The Quran itself, in Surah Al-Imran, divides its verses into two categories: the muhkamat — the clear, foundational rulings that anchor the Book — and the mutashabihat — verses whose understanding requires the depth of authentic scholarship and correct belief. For the sincere seeker, Muslim or not, the path is clear: begin with the crystal-clear verses, and for anything ambiguous, turn to those who have spent their lives in the company of revelation and its transmitted explanation. And before any of this, one must establish a correct aqeedah — a sound, undistorted understanding of who Allah ﷻ is, of His names and attributes — because approaching divine guidance without this foundation is like drinking a prescription from a doctor whose credentials you have never examined.

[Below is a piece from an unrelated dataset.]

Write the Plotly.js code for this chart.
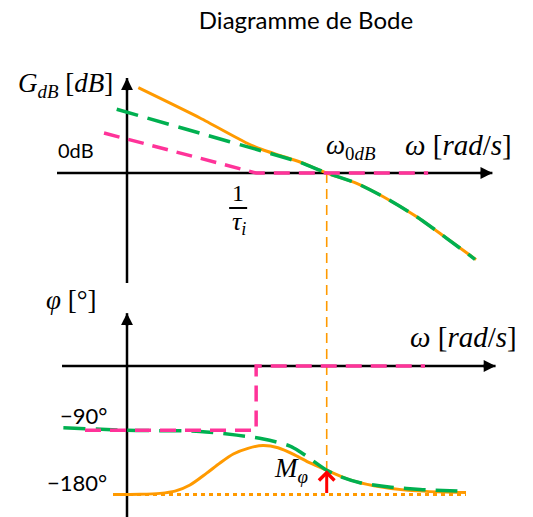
<!DOCTYPE html>
<html>
<head>
<meta charset="utf-8">
<script src="https://cdn.plot.ly/plotly-3.0.1.min.js"></script>
<style>
  html, body { margin: 0; padding: 0; background: #fff; }
  #bode { width: 533px; height: 517px; }
</style>
</head>
<body>
<div id="bode"></div>
<script>
// Frequency axis in arbitrary log-ω units, origin on the vertical axes
const wTi = 4.1;      // 1/τi, PI corner
const w0dB = 6.34;    // crossover frequency

// Gain plot (dB)
const gainPinkX   = [-0.73, wTi, 9.56];
const gainPinkY   = [20, 0, 0];
const gainGreenX  = [-0.327, 2.317, 4.286, 4.857, 5.492, w0dB, 7.292, 8.137, 9.197, 10.149, 11.048];
const gainGreenY  = [31.85, 19.9, 11, 8.35, 5.35, 0, -5.15, -11.85, -21.85, -32.65, -43.15];
const gainOrangeX = [0.359, 2.317, 3.8, 4.286, 4.857, 5.492, w0dB, 7.292, 8.137, 9.197, 10.149, 11.08];
const gainOrangeY = [42.65, 27.5, 15, 11.75, 8.75, 5.5, 0, -5.15, -11.85, -21.85, -32.65, -43.3];

// Phase plot (degrees)
const phasePinkX   = [-1.333, wTi, wTi, 9.46];
const phasePinkY   = [-90, -90, 0, 0];
const phaseGreenX  = [-2.02, 0, 2.317, 3.483, 4.327, 5.175, 5.492, w0dB, 6.762, 7.397, 8.381, 9.302, 10.762];
const phaseGreenY  = [-86.4, -90, -91.6, -96.8, -102.2, -112.1, -120, -146, -154.7, -163.4, -169.7, -172.9, -175.7];
const phaseOrangeX = [-0.444, 0.413, 1.048, 1.524, 2.0, 2.53, 2.952, 3.375, 3.841, 4.317, 4.794, 5.333, 5.81, w0dB, 7.079, 7.841, 8.921, 10.762];
const phaseOrangeY = [-180, -179.7, -178.4, -175.3, -166.6, -150, -135.8, -123.2, -115.3, -111.3, -114.5, -124.7, -135.8, -146, -159.5, -167.8, -174.2, -177.3];
const phaseRefX    = [-0.444, 10.762];
const phaseRefY    = [-180, -180];
const marginTop    = -146;  // phase of the open loop at ω0dB
const phaseTicks   = [-90, -180];
const phaseTickText = ['−90°', '−180°'];

// Axis extents (start, arrow tip)
const gainAxisX  = [-2.222, 11.6];  const gainAxisY  = [-55, 47.5];
const phaseAxisX = [-2.063, 11.7];  const phaseAxisY = [-215, 74];

const xRange  = [-127 / 31.5, 406 / 31.5];
const yRange  = [-172, 86.5];
const y2Range = [-(517 - 366) / 0.714, 366 / 0.714];

const ORANGE = '#FF9A00', GREEN = '#00B050', PINK = '#FF3399', RED = '#FF0000';
const MATH = 'Liberation Serif';
const SANS = 'Lato';

function axisLine(xs, ys, yaxis) {
  return { x: xs, y: ys, yaxis: yaxis, mode: 'lines', line: { color: '#000', width: 2.5 } };
}
// arrowhead at the tip of an axis; (dx, dy) is the pixel direction back along the axis
function axisHead(x, y, yref, dx, dy) {
  return { text: '', x: x, y: y, xref: 'x', yref: yref, ax: dx, ay: dy,
           showarrow: true, arrowhead: 2, arrowsize: 0.95, arrowwidth: 2.5, arrowcolor: '#000' };
}

const traces = [
  axisLine([gainAxisX[0], gainAxisX[1]], [0, 0], 'y'),
  axisLine([0, 0], gainAxisY, 'y'),
  axisLine([phaseAxisX[0], phaseAxisX[1]], [0, 0], 'y2'),
  axisLine([0, 0], phaseAxisY, 'y2'),

  // gain curves
  { x: gainOrangeX, y: gainOrangeY, yaxis: 'y', mode: 'lines',
    line: { color: ORANGE, width: 3, shape: 'spline', smoothing: 0.6 } },
  { x: gainGreenX, y: gainGreenY, yaxis: 'y', mode: 'lines',
    line: { color: GREEN, width: 3.5, dash: '22px,10px', shape: 'spline', smoothing: 0.6 } },
  { x: gainPinkX, y: gainPinkY, yaxis: 'y', mode: 'lines',
    line: { color: PINK, width: 3.5, dash: '16px,9px' } },

  // phase curves
  { x: phaseRefX, y: phaseRefY, yaxis: 'y2', mode: 'lines',
    line: { color: ORANGE, width: 3, dash: '4px,4px' } },
  { x: phaseOrangeX, y: phaseOrangeY, yaxis: 'y2', mode: 'lines',
    line: { color: ORANGE, width: 3, shape: 'spline', smoothing: 0.8 } },
  { x: phaseGreenX, y: phaseGreenY, yaxis: 'y2', mode: 'lines',
    line: { color: GREEN, width: 3.5, dash: '22px,10px', shape: 'spline', smoothing: 0.8 } },
  { x: phasePinkX, y: phasePinkY, yaxis: 'y2', mode: 'lines',
    line: { color: PINK, width: 3.5, dash: '16px,9px' } }
];
traces.forEach(t => { t.showlegend = false; t.hoverinfo = 'skip'; });

// paper fraction of a value on an axis spanning the whole height
const toPaper = (v, r) => (v - r[0]) / (r[1] - r[0]);

const mathFont = (s) => ({ family: MATH, size: s, color: '#000' });
const sansFont = (s) => ({ family: SANS, size: s, color: '#000' });

const annotations = [
  axisHead(gainAxisX[1], 0, 'y', -14, 0),
  axisHead(0, gainAxisY[1], 'y', 0, 14),
  axisHead(phaseAxisX[1], 0, 'y2', -14, 0),
  axisHead(0, phaseAxisY[1], 'y2', 0, 14),

  { text: '<i>G</i><sub><i>dB</i></sub> [<i>dB</i>]', x: 0, y: 44, xref: 'x', yref: 'y',
    xanchor: 'right', yanchor: 'middle', xshift: -12, showarrow: false, font: mathFont(27) },
  { text: '0dB', x: 0, y: 0, xref: 'x', yref: 'y', xanchor: 'right', yanchor: 'middle',
    xshift: -31, yshift: 23, showarrow: false, font: sansFont(20) },
  { text: '<i>ω</i><sub>0<i>dB</i></sub>', x: w0dB, y: 0, xref: 'x', yref: 'y',
    xanchor: 'left', yanchor: 'middle', xshift: -3, yshift: 26, showarrow: false, font: mathFont(27) },
  { text: '<i>ω</i> [<i>rad</i>/<i>s</i>]', x: gainAxisX[1], y: 0, xref: 'x', yref: 'y',
    xanchor: 'right', yanchor: 'middle', xshift: 22, yshift: 28, showarrow: false, font: mathFont(29) },
  { text: '1', x: wTi, y: 0, xref: 'x', yref: 'y', xanchor: 'center', yanchor: 'middle',
    xshift: -18, yshift: -20, showarrow: false, font: mathFont(24) },
  { text: '<i>τ</i><sub><i>i</i></sub>', x: wTi, y: 0, xref: 'x', yref: 'y', xanchor: 'center', yanchor: 'middle',
    xshift: -17, yshift: -50, showarrow: false, font: mathFont(26) },

  { text: '<i>φ</i> [°]', x: 0, y: phaseAxisY[1], xref: 'x', yref: 'y2', xanchor: 'right', yanchor: 'middle',
    xshift: -29, yshift: 13, showarrow: false, font: mathFont(27) },
  { text: '<i>ω</i> [<i>rad</i>/<i>s</i>]', x: phaseAxisX[1], y: 0, xref: 'x', yref: 'y2',
    xanchor: 'right', yanchor: 'middle', xshift: 23, yshift: 29, showarrow: false, font: mathFont(29) },
  { text: phaseTickText[0], x: 0, y: phaseTicks[0], xref: 'x', yref: 'y2', xanchor: 'right', yanchor: 'middle',
    xshift: -18, yshift: 15, showarrow: false, font: sansFont(22) },
  { text: phaseTickText[1], x: 0, y: phaseTicks[1], xref: 'x', yref: 'y2', xanchor: 'right', yanchor: 'middle',
    xshift: -18, yshift: 12, showarrow: false, font: sansFont(22) },
  { text: '<i>M</i><sub><i>φ</i></sub>', x: w0dB, y: (marginTop - 180) / 2, xref: 'x', yref: 'y2',
    xanchor: 'right', yanchor: 'middle', xshift: -17, yshift: 12, showarrow: false, font: mathFont(27) },

  // phase margin arrow
  { text: '', x: w0dB, y: marginTop, xref: 'x', yref: 'y2', ax: w0dB, ay: -180, axref: 'x', ayref: 'y2',
    showarrow: true, arrowhead: 4, arrowsize: 1, arrowwidth: 3, arrowcolor: RED }
];

const shapes = [
  // crossover frequency marker, from 0 dB down to the phase curve
  { type: 'line', layer: 'below', xref: 'x', yref: 'paper', x0: w0dB, x1: w0dB,
    y0: toPaper(0, yRange), y1: toPaper(marginTop, y2Range),
    line: { color: ORANGE, width: 1.6, dash: '10px,6px' } },
  // fraction bar of 1/τi
  { type: 'line', xref: 'x', yref: 'y', xsizemode: 'pixel', xanchor: wTi, x0: -27, x1: -9,
    ysizemode: 'pixel', yanchor: 0, y0: -35, y1: -35, line: { color: '#000', width: 2 } }
];

const layout = {
  width: 533, height: 517,
  margin: { l: 0, r: 0, t: 0, b: 0 },
  paper_bgcolor: '#fff', plot_bgcolor: 'rgba(0,0,0,0)',
  showlegend: false,
  title: { text: 'Diagramme de Bode', font: sansFont(24), x: 306 / 533, xref: 'container',
           xanchor: 'center', y: 1 - 21 / 517, yref: 'container', yanchor: 'middle' },
  xaxis: { range: xRange, visible: false, fixedrange: true },
  yaxis: { range: yRange, visible: false, fixedrange: true, domain: [0, 1] },
  yaxis2: { range: y2Range, visible: false, fixedrange: true, overlaying: 'y' },
  annotations: annotations,
  shapes: shapes
};

Plotly.newPlot('bode', traces, layout, { staticPlot: true, displayModeBar: false });
</script>
</body>
</html>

Islam’s tradition of interpretation is not guesswork; it is a meticulously preserved, authenticated chain of understanding stretching from the Prophet ﷺ to his companions to their students and beyond. Those who sincerely seek truth first gather the evidence, then formulate their conviction — while those in pursuit of a predetermined conclusion search for verses to justify what they already believe. The Quran is far too magnificent a trust to be handled carelessly, and the tradition of its interpretation is far too rigorously preserved to be bypassed for the sake of intellectual shortcuts or personal convenience. May Allah ﷻ grant us all the humility to approach His Book as it deserves to be approached — with sincerity, with proper guidance, and with the reverence that every word of divine revelation commands.